** TASK TO CARRY OUT **
Quote all of the data that follows exactly as written, skipping the images.

** INFORMATION SHOWN **
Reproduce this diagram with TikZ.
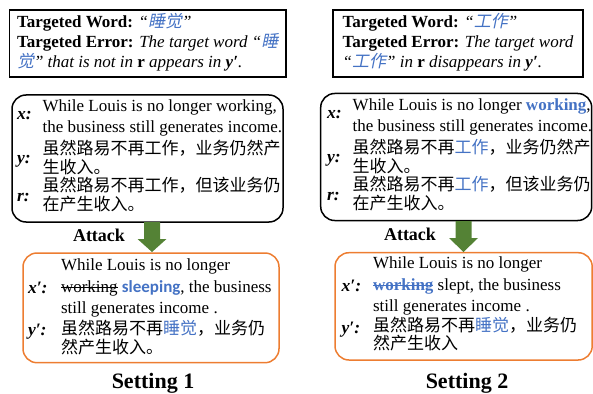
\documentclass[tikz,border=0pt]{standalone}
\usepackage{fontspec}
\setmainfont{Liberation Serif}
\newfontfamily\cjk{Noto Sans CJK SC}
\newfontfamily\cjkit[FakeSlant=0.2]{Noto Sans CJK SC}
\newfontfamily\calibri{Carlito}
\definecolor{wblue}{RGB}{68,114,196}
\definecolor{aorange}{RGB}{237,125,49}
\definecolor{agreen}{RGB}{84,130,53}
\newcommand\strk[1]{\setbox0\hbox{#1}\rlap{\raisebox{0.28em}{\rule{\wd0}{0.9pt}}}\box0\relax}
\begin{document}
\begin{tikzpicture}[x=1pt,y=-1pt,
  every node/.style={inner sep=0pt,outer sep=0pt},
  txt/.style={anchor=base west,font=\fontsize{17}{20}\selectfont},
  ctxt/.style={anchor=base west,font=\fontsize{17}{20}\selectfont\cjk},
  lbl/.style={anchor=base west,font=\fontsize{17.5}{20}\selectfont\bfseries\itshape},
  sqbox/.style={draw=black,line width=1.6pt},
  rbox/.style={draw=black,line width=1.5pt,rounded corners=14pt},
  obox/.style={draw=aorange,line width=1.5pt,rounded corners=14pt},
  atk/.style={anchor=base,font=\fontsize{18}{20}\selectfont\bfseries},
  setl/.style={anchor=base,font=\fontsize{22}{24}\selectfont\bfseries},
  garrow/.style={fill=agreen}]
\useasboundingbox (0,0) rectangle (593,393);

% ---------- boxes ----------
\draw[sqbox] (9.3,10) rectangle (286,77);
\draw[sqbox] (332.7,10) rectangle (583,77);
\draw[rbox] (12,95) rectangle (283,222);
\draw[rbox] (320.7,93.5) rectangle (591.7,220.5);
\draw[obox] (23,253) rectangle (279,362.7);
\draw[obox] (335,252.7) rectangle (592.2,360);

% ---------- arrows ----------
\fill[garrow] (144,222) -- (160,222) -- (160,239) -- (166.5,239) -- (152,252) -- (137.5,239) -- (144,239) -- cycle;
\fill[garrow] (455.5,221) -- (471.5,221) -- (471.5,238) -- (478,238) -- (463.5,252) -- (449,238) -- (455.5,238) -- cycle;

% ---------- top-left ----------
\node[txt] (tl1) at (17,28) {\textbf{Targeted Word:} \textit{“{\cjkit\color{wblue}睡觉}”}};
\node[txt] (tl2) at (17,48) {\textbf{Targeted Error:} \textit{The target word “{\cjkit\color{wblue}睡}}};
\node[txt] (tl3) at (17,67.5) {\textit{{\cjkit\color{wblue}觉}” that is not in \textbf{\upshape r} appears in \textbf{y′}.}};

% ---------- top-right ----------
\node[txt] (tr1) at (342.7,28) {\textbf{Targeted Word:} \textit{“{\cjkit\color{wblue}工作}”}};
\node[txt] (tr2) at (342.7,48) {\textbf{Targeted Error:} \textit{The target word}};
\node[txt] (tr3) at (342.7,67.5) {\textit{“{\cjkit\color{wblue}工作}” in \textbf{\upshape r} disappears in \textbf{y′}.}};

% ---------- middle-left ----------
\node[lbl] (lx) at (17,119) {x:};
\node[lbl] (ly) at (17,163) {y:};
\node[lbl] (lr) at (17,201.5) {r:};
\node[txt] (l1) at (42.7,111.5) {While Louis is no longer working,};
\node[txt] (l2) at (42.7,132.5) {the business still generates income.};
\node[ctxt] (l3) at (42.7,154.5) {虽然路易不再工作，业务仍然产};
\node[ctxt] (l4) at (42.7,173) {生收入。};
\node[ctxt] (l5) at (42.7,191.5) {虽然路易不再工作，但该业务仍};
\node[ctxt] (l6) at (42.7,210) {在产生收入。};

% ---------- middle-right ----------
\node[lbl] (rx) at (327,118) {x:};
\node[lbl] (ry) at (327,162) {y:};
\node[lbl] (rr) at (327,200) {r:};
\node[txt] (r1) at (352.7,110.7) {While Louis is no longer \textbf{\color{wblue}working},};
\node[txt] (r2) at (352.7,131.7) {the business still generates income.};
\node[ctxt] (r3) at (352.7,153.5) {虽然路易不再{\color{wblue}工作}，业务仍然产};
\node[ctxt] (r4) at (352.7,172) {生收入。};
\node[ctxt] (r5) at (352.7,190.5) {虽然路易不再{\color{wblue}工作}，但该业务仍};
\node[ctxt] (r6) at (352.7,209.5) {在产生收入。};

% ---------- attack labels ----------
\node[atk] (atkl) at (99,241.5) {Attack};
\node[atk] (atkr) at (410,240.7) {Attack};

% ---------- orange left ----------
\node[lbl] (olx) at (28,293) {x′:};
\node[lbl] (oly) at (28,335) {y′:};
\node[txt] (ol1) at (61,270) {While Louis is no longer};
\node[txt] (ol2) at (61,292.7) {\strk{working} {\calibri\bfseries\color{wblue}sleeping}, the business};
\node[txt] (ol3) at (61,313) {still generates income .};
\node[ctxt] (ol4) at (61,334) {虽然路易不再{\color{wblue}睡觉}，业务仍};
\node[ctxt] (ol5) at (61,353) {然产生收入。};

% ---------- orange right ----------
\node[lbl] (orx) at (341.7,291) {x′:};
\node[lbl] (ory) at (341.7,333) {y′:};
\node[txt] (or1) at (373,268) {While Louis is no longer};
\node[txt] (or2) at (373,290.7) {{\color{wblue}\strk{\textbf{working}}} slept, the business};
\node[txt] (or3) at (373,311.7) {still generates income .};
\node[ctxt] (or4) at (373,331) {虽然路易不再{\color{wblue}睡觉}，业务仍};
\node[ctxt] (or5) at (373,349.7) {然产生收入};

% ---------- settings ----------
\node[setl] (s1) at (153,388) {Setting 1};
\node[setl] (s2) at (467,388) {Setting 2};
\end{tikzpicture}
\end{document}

** TASK RESPONSE **
Reproduce this diagram with TikZ.
\documentclass[tikz,border=0pt]{standalone}
\usepackage{fontspec}
\setmainfont{Liberation Serif}
\newfontfamily\cjk{Noto Sans CJK SC}
\newfontfamily\cjkit[FakeSlant=0.2]{Noto Sans CJK SC}
\newfontfamily\calibri{Carlito}
\definecolor{wblue}{RGB}{68,114,196}
\definecolor{aorange}{RGB}{237,125,49}
\definecolor{agreen}{RGB}{84,130,53}
\newcommand\strk[1]{\setbox0\hbox{#1}\rlap{\raisebox{0.28em}{\rule{\wd0}{0.9pt}}}\box0\relax}
\begin{document}
\begin{tikzpicture}[x=1pt,y=-1pt,
  every node/.style={inner sep=0pt,outer sep=0pt},
  txt/.style={anchor=base west,font=\fontsize{17}{20}\selectfont},
  ctxt/.style={anchor=base west,font=\fontsize{17}{20}\selectfont\cjk},
  lbl/.style={anchor=base west,font=\fontsize{17.5}{20}\selectfont\bfseries\itshape},
  sqbox/.style={draw=black,line width=1.6pt},
  rbox/.style={draw=black,line width=1.5pt,rounded corners=14pt},
  obox/.style={draw=aorange,line width=1.5pt,rounded corners=14pt},
  atk/.style={anchor=base,font=\fontsize{18}{20}\selectfont\bfseries},
  setl/.style={anchor=base,font=\fontsize{22}{24}\selectfont\bfseries},
  garrow/.style={fill=agreen}]
\useasboundingbox (0,0) rectangle (593,393);

% ---------- boxes ----------
\draw[sqbox] (9.3,10) rectangle (286,77);
\draw[sqbox] (332.7,10) rectangle (583,77);
\draw[rbox] (12,95) rectangle (283,222);
\draw[rbox] (320.7,93.5) rectangle (591.7,220.5);
\draw[obox] (23,253) rectangle (279,362.7);
\draw[obox] (335,252.7) rectangle (592.2,360);

% ---------- arrows ----------
\fill[garrow] (144,222) -- (160,222) -- (160,239) -- (166.5,239) -- (152,252) -- (137.5,239) -- (144,239) -- cycle;
\fill[garrow] (455.5,221) -- (471.5,221) -- (471.5,238) -- (478,238) -- (463.5,252) -- (449,238) -- (455.5,238) -- cycle;

% ---------- top-left ----------
\node[txt] (tl1) at (17,28) {\textbf{Targeted Word:} \textit{“{\cjkit\color{wblue}睡觉}”}};
\node[txt] (tl2) at (17,48) {\textbf{Targeted Error:} \textit{The target word “{\cjkit\color{wblue}睡}}};
\node[txt] (tl3) at (17,67.5) {\textit{{\cjkit\color{wblue}觉}” that is not in \textbf{\upshape r} appears in \textbf{y′}.}};

% ---------- top-right ----------
\node[txt] (tr1) at (342.7,28) {\textbf{Targeted Word:} \textit{“{\cjkit\color{wblue}工作}”}};
\node[txt] (tr2) at (342.7,48) {\textbf{Targeted Error:} \textit{The target word}};
\node[txt] (tr3) at (342.7,67.5) {\textit{“{\cjkit\color{wblue}工作}” in \textbf{\upshape r} disappears in \textbf{y′}.}};

% ---------- middle-left ----------
\node[lbl] (lx) at (17,119) {x:};
\node[lbl] (ly) at (17,163) {y:};
\node[lbl] (lr) at (17,201.5) {r:};
\node[txt] (l1) at (42.7,111.5) {While Louis is no longer working,};
\node[txt] (l2) at (42.7,132.5) {the business still generates income.};
\node[ctxt] (l3) at (42.7,154.5) {虽然路易不再工作，业务仍然产};
\node[ctxt] (l4) at (42.7,173) {生收入。};
\node[ctxt] (l5) at (42.7,191.5) {虽然路易不再工作，但该业务仍};
\node[ctxt] (l6) at (42.7,210) {在产生收入。};

% ---------- middle-right ----------
\node[lbl] (rx) at (327,118) {x:};
\node[lbl] (ry) at (327,162) {y:};
\node[lbl] (rr) at (327,200) {r:};
\node[txt] (r1) at (352.7,110.7) {While Louis is no longer \textbf{\color{wblue}working},};
\node[txt] (r2) at (352.7,131.7) {the business still generates income.};
\node[ctxt] (r3) at (352.7,153.5) {虽然路易不再{\color{wblue}工作}，业务仍然产};
\node[ctxt] (r4) at (352.7,172) {生收入。};
\node[ctxt] (r5) at (352.7,190.5) {虽然路易不再{\color{wblue}工作}，但该业务仍};
\node[ctxt] (r6) at (352.7,209.5) {在产生收入。};

% ---------- attack labels ----------
\node[atk] (atkl) at (99,241.5) {Attack};
\node[atk] (atkr) at (410,240.7) {Attack};

% ---------- orange left ----------
\node[lbl] (olx) at (28,293) {x′:};
\node[lbl] (oly) at (28,335) {y′:};
\node[txt] (ol1) at (61,270) {While Louis is no longer};
\node[txt] (ol2) at (61,292.7) {\strk{working} {\calibri\bfseries\color{wblue}sleeping}, the business};
\node[txt] (ol3) at (61,313) {still generates income .};
\node[ctxt] (ol4) at (61,334) {虽然路易不再{\color{wblue}睡觉}，业务仍};
\node[ctxt] (ol5) at (61,353) {然产生收入。};

% ---------- orange right ----------
\node[lbl] (orx) at (341.7,291) {x′:};
\node[lbl] (ory) at (341.7,333) {y′:};
\node[txt] (or1) at (373,268) {While Louis is no longer};
\node[txt] (or2) at (373,290.7) {{\color{wblue}\strk{\textbf{working}}} slept, the business};
\node[txt] (or3) at (373,311.7) {still generates income .};
\node[ctxt] (or4) at (373,331) {虽然路易不再{\color{wblue}睡觉}，业务仍};
\node[ctxt] (or5) at (373,349.7) {然产生收入};

% ---------- settings ----------
\node[setl] (s1) at (153,388) {Setting 1};
\node[setl] (s2) at (467,388) {Setting 2};
\end{tikzpicture}
\end{document}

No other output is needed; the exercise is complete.